Above are sample two string I wants to compare.

Ex : There are 3 similar words occurred in predicted string when compared to actual string

Expected output I want to get is the length of the actual & predicted strings and the similar occurrences(words) which is 3 in this case

length of actual = 8
length of predicted = 4
similar word count = 3

CodePudding user response：

My idea is to convert actual and predicted into sets and then construct the intersection of both. Note however that this does not work for multiple occurrences, as sets do not contain duplicates, so the similar word count for actual = ['computer', 'computer', 'computer'] and predicted = ['computer', 'computer', 'computer'] is 1.

actual = ['I', 'am', 'a', 'student', 'from', 'computer', 'science', 'department']
predicted = ['computer', 'and', 'science', 'department']

print("length of actual = ", len(actual))
print("length of predicted = ", len(predicted))
print("similar word count = ", len(set(actual).intersection(set(predicted))))

CodePudding user response：

linuskmr's answer is pretty good if you only want to count the same word once in the similarity calculation.

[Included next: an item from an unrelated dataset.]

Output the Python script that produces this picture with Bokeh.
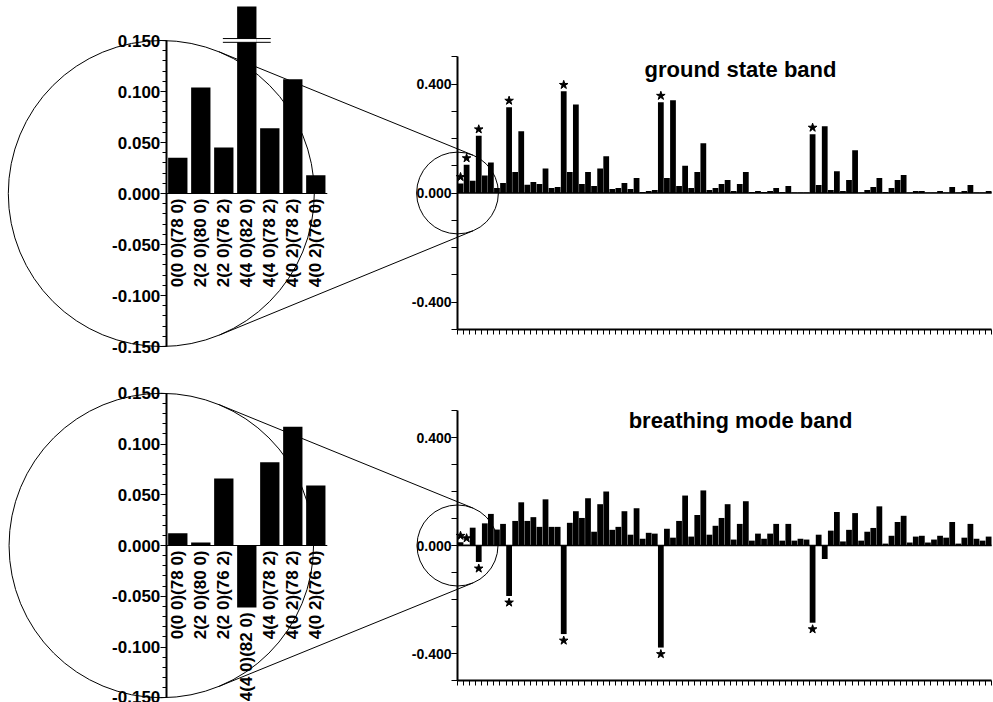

However, if you want to be able to count the same word multiple times, you can use collections.Counter rather than sets. You can find the words that appear in both lists using & along with the minimum of the counts for that word between those two lists. The actual word counts are stored in the values of the counter, and we want to find the total number of common occurrences, so we use .values() and sum():

from collections import Counter

result = sum((Counter(actual) & Counter(predicted)).values())

print(result)

This outputs:

3